One could argue, perhaps, that the switch is meant to showcase how the Black Panther could really be anybody. If not the king of Wakanda, why not a street level cop living in a rat-infested apartment instead of an opulent palace? Priest wrestles with the character best he can, giving Kasper relatable characteristics and understandable goals. But Kasper is not the same as T’Challa. For most of the series, Priest rectifies the Black Panther of old, peering into history and reformatting what may not have worked for the character in the past. He emphasizes T’Challa’s cultural heritage, how the circumstances of his birth and race impact his personality. Kasper just doesn’t fit that mold.
The story thus far…
How do readers understand the mindset of an African monarch? As Ross learns, grace is found in the attempt. He chooses, despite apprehensions and differences, to befriend and love the king of Wakanda. Even when T’Challa’s motivations are cloudy. Even when Ross is uncomfortable. Even when it’s inconvenient. Ross learns the differences between himself and T’Challa could either make a chasm they can’t cross or offer an opportunity to narrow the gap. Priest invites readers into his story to experience that same understanding, to employ that same grace. And maybe the telling isn’t flawless, but the nobility within these stories sparkles like vibranium beneath a Wakandan sunset.
+ A powerful, evolving central character
+ Memorable supporting cast
+ Thrilling political narratives
- Weak final issues
- Some tepid moments of coincidence
The Bottom Line
Christopher Priest reinvents the Black Panther, creating a character reliant on past history yet focused on the present, a powerful take on a classic Marvel hero
A few years back, I purchased Priest’s BP run in its entirety with the intention of reviewing it for GUG as you have here.
In your outstanding review, you have encapsulated my feelings on Priest’s interpretation of the character here: “His Panther isn’t even just a hero. His Panther, foremost, is a king who loves his people.”
Yes, I wanted him to be a hero, the one who punches Mephisto and similar-tier characters in the face. I wanted to see his gadgets compete with Batman’s, and lines to match. A Captain…Africa?
Instead, he says very little. I think his fight with Killmonger, and the cameo of his former self (Days of Future’s Past), is when he says the most. His story is told through the perspective of Ross, who is a clownish facsimile of a government agent. He looks on T’challa with the reverence a king deserves, but Priest cuts the rug under me with the Kraven and Iron Fist cameos.
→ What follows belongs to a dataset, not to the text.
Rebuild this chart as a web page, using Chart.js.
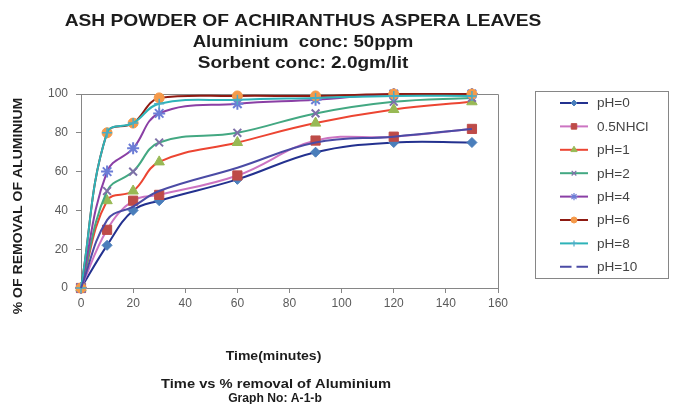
<!DOCTYPE html>
<html>
<head>
<meta charset="utf-8">
<title>Time vs % removal of Aluminium</title>
<script src="https://cdn.jsdelivr.net/npm/chart.js@4.4.1/dist/chart.umd.min.js"></script>
<style>
  html, body { margin: 0; padding: 0; background: #ffffff; }
  #wrap { width: 673px; height: 404px; position: relative; }
</style>
</head>
<body>
<div id="wrap"><canvas id="chart" width="673" height="404"></canvas></div>
<script>
// Contact time (minutes) and % removal of aluminium for each medium
const timeMinutes = [0, 10, 20, 30, 60, 90, 120, 150];
const seriesNames = ['pH=0', '0.5NHCl', 'pH=1', 'pH=2', 'pH=4', 'pH=6', 'pH=8', 'pH=10'];
const removalPH0  = [0, 22, 40, 45, 56, 70, 75, 75];
const removalHCl  = [0, 30, 45, 48, 58, 76, 78, 82];
const removalPH1  = [0, 45, 50, 65, 75, 85, 92, 96];
const removalPH2  = [0, 50, 60, 75, 80, 90, 96, 98];
const removalPH4  = [0, 60, 72, 90, 95, 97, 100, 100];
const removalPH6  = [0, 80, 85, 98, 99, 99, 100, 100];
const removalPH8  = [0, 80, 85, 95, 97, 98, 99, 99];
const removalPH10 = [0, 35, 42, 50, 62, 75, 78, 82];
const xTickValues = [0, 20, 40, 60, 80, 100, 120, 140, 160];
const yTickValues = [0, 20, 40, 60, 80, 100];

const titleLines = ['ASH POWDER OF ACHIRANTHUS ASPERA LEAVES', 'Aluminium  conc: 50ppm', 'Sorbent conc: 2.0gm/lit'];
const xAxisTitle = 'Time(minutes)';
const yAxisTitle = '% OF REMOVAL OF ALUMINIUM';
const captionLines = ['Time vs % removal of Aluminium', 'Graph No: A-1-b'];

const FONT = '"Liberation Sans", Arial, sans-serif';
const AXIS_GREY = '#868686';

function toPoints(values) {
  return values.map((v, i) => ({ x: timeMinutes[i], y: v }));
}

const datasets = [
  { label: seriesNames[0], data: toPoints(removalPH0), borderColor: '#23318F',
    pointStyle: 'rectRot', pointRadius: 5, pointBackgroundColor: '#4A7EBB', pointBorderColor: '#4A7EBB', pointBorderWidth: 1 },
  { label: seriesNames[1], data: toPoints(removalHCl), borderColor: '#CC74C2',
    pointStyle: 'rect', pointRadius: 6.5, pointBackgroundColor: '#BE4B48', pointBorderColor: '#BE4B48', pointBorderWidth: 1 },
  { label: seriesNames[2], data: toPoints(removalPH1), borderColor: '#EC4532',
    pointStyle: 'triangle', pointRadius: 6, pointBackgroundColor: '#98B954', pointBorderColor: '#98B954', pointBorderWidth: 1 },
  { label: seriesNames[3], data: toPoints(removalPH2), borderColor: '#43A882',
    pointStyle: 'crossRot', pointRadius: 5.5, pointBackgroundColor: '#7E70A8', pointBorderColor: '#7E70A8', pointBorderWidth: 2 },
  { label: seriesNames[4], data: toPoints(removalPH4), borderColor: '#8A3FA5',
    pointStyle: 'star', pointRadius: 6, pointBackgroundColor: '#6C7DD6', pointBorderColor: '#6C7DD6', pointBorderWidth: 2 },
  { label: seriesNames[5], data: toPoints(removalPH6), borderColor: '#8E1A12',
    pointStyle: 'circle', pointRadius: 5, pointBackgroundColor: '#F59A4A', pointBorderColor: '#F59A4A', pointBorderWidth: 1 },
  { label: seriesNames[6], data: toPoints(removalPH8), borderColor: '#2EB3B8',
    pointStyle: 'cross', pointRadius: 5, pointBackgroundColor: '#4BACC6', pointBorderColor: '#4BACC6', pointBorderWidth: 1.5 },
  { label: seriesNames[7], data: toPoints(removalPH10), borderColor: '#4B4BA5',
    pointStyle: 'circle', pointRadius: 0, pointBackgroundColor: '#4B4BA5', pointBorderColor: '#4B4BA5', pointBorderWidth: 0 }
].map((ds, i, all) => Object.assign({
  borderWidth: 2,
  tension: 0.4,
  fill: false,
  clip: false,
  order: all.length - 1 - i,   // later series are painted on top
  pointHoverRadius: ds.pointRadius
}, ds));

// Text squeezed/stretched horizontally around its anchor
function drawText(ctx, text, x, y, font, sx, align, color, rotate) {
  ctx.save();
  ctx.translate(x, y);
  if (rotate) ctx.rotate(rotate);
  ctx.scale(sx, 1);
  ctx.font = font;
  ctx.textAlign = align;
  ctx.textBaseline = 'alphabetic';
  ctx.fillStyle = color;
  ctx.fillText(text, 0, 0);
  ctx.restore();
}

const decorations = {
  id: 'decorations',
  beforeDraw(chart) {
    const ctx = chart.ctx;
    ctx.save();
    ctx.fillStyle = '#ffffff';
    ctx.fillRect(0, 0, chart.width, chart.height);
    ctx.restore();
  },
  beforeDatasetsDraw(chart) {
    // top and right sides of the plot frame
    const { ctx, chartArea: a } = chart;
    ctx.save();
    ctx.strokeStyle = AXIS_GREY;
    ctx.lineWidth = 1;
    ctx.beginPath();
    ctx.moveTo(Math.round(a.left) + 0.5, Math.round(a.top) + 0.5);
    ctx.lineTo(Math.round(a.right) + 0.5, Math.round(a.top) + 0.5);
    ctx.lineTo(Math.round(a.right) + 0.5, Math.round(a.bottom) + 0.5);
    ctx.stroke();
    ctx.restore();
  },
  afterDraw(chart) {
    const ctx = chart.ctx;
    const dark = '#1c1c1c';
    const cx = 303;
    // headings
    drawText(ctx, titleLines[0], cx, 26, 'bold 17px ' + FONT, 1.13, 'center', dark);
    drawText(ctx, titleLines[1], cx, 47, 'bold 16px ' + FONT, 1.16, 'center', dark);
    drawText(ctx, titleLines[2], cx, 68, 'bold 16px ' + FONT, 1.19, 'center', dark);
    // axis titles
    drawText(ctx, xAxisTitle, 273.5, 360, 'bold 13px ' + FONT, 1.08, 'center', dark);
    drawText(ctx, yAxisTitle, 22, 206, 'bold 13.5px ' + FONT, 1.04, 'center', dark, -Math.PI / 2);
    // caption
    drawText(ctx, captionLines[0], 276, 388, 'bold 13px ' + FONT, 1.13, 'center', dark);
    drawText(ctx, captionLines[1], 275, 402, 'bold 12.5px ' + FONT, 0.97, 'center', dark);

    // legend box
    const box = { left: 535, top: 91, right: 668, bottom: 278 };
    ctx.save();
    ctx.strokeStyle = AXIS_GREY;
    ctx.lineWidth = 1;
    ctx.strokeRect(box.left + 0.5, box.top + 0.5, box.right - box.left, box.bottom - box.top);
    ctx.restore();

    const helpers = Chart.helpers;
    chart.data.datasets.forEach((ds, i) => {
      const y = 103 + i * 23.4;
      const x0 = 560, x1 = 588, xm = (x0 + x1) / 2;
      ctx.save();
      ctx.strokeStyle = ds.borderColor;
      ctx.lineWidth = 2;
      ctx.beginPath();
      if (ds.pointRadius === 0) {
        ctx.moveTo(x0, y); ctx.lineTo(xm - 2.5, y);
        ctx.moveTo(xm + 2.5, y); ctx.lineTo(x1, y);
      } else {
        ctx.moveTo(x0, y); ctx.lineTo(x1, y);
      }
      ctx.stroke();
      if (ds.pointRadius > 0 && helpers && helpers.drawPoint) {
        ctx.fillStyle = ds.pointBackgroundColor;
        ctx.strokeStyle = ds.pointBorderColor;
        ctx.lineWidth = Math.min(ds.pointBorderWidth, 1.2);
        helpers.drawPoint(ctx, {
          pointStyle: ds.pointStyle,
          radius: ds.pointRadius * 0.6,
          rotation: 0,
          borderWidth: ctx.lineWidth
        }, xm, y);
      }
      ctx.restore();
      drawText(ctx, ds.label, 597, y + 4.3, '12px ' + FONT, 1.13, 'left', '#444444');
    });
  }
};

const tickFont = { family: FONT, size: 12 };

new Chart(document.getElementById('chart'), {
  type: 'line',
  data: { datasets },
  plugins: [decorations],
  options: {
    responsive: false,
    animation: false,
    devicePixelRatio: 1,
    layout: { padding: { left: 0, top: 94, right: 175, bottom: 0 } },
    plugins: {
      legend: { display: false },
      title: { display: false },
      tooltip: { enabled: false }
    },
    events: [],
    scales: {
      x: {
        type: 'linear',
        min: xTickValues[0],
        max: xTickValues[xTickValues.length - 1],
        afterBuildTicks(scale) { scale.ticks = xTickValues.map(v => ({ value: v })); },
        afterFit(scale) { scale.height = 116; },
        ticks: { color: '#5a5a5a', font: tickFont, padding: 3, maxRotation: 0, autoSkip: false },
        grid: { drawOnChartArea: false, drawTicks: true, tickLength: 5, color: AXIS_GREY },
        border: { color: AXIS_GREY, width: 1 }
      },
      y: {
        type: 'linear',
        min: yTickValues[0],
        max: yTickValues[yTickValues.length - 1],
        afterBuildTicks(scale) { scale.ticks = yTickValues.map(v => ({ value: v })); },
        afterFit(scale) { scale.width = 81; },
        ticks: { color: '#5a5a5a', font: tickFont, padding: 8, autoSkip: false },
        grid: { drawOnChartArea: false, drawTicks: true, tickLength: 5, color: AXIS_GREY },
        border: { color: AXIS_GREY, width: 1 }
      }
    }
  }
});
</script>
</body>
</html>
His tech is treated as “show, don’t tell,” and one almost misses the nuclear stealth sub that is forgotten in the next panel.
Glad you were able to do this series justice. Some additional input: Queen Divine Justice is a Sister Soujha-type character more than a manifestation of Priest’s own views. Priest had something going with The Crew (esp with Josiah X); the mistake was giving Priest the blessing to run a comic like that without support. As he writes, it was not marketed properly, to the correct audience.
Fast forward to the present, and Coates did a run with The Crew. It works if you work it.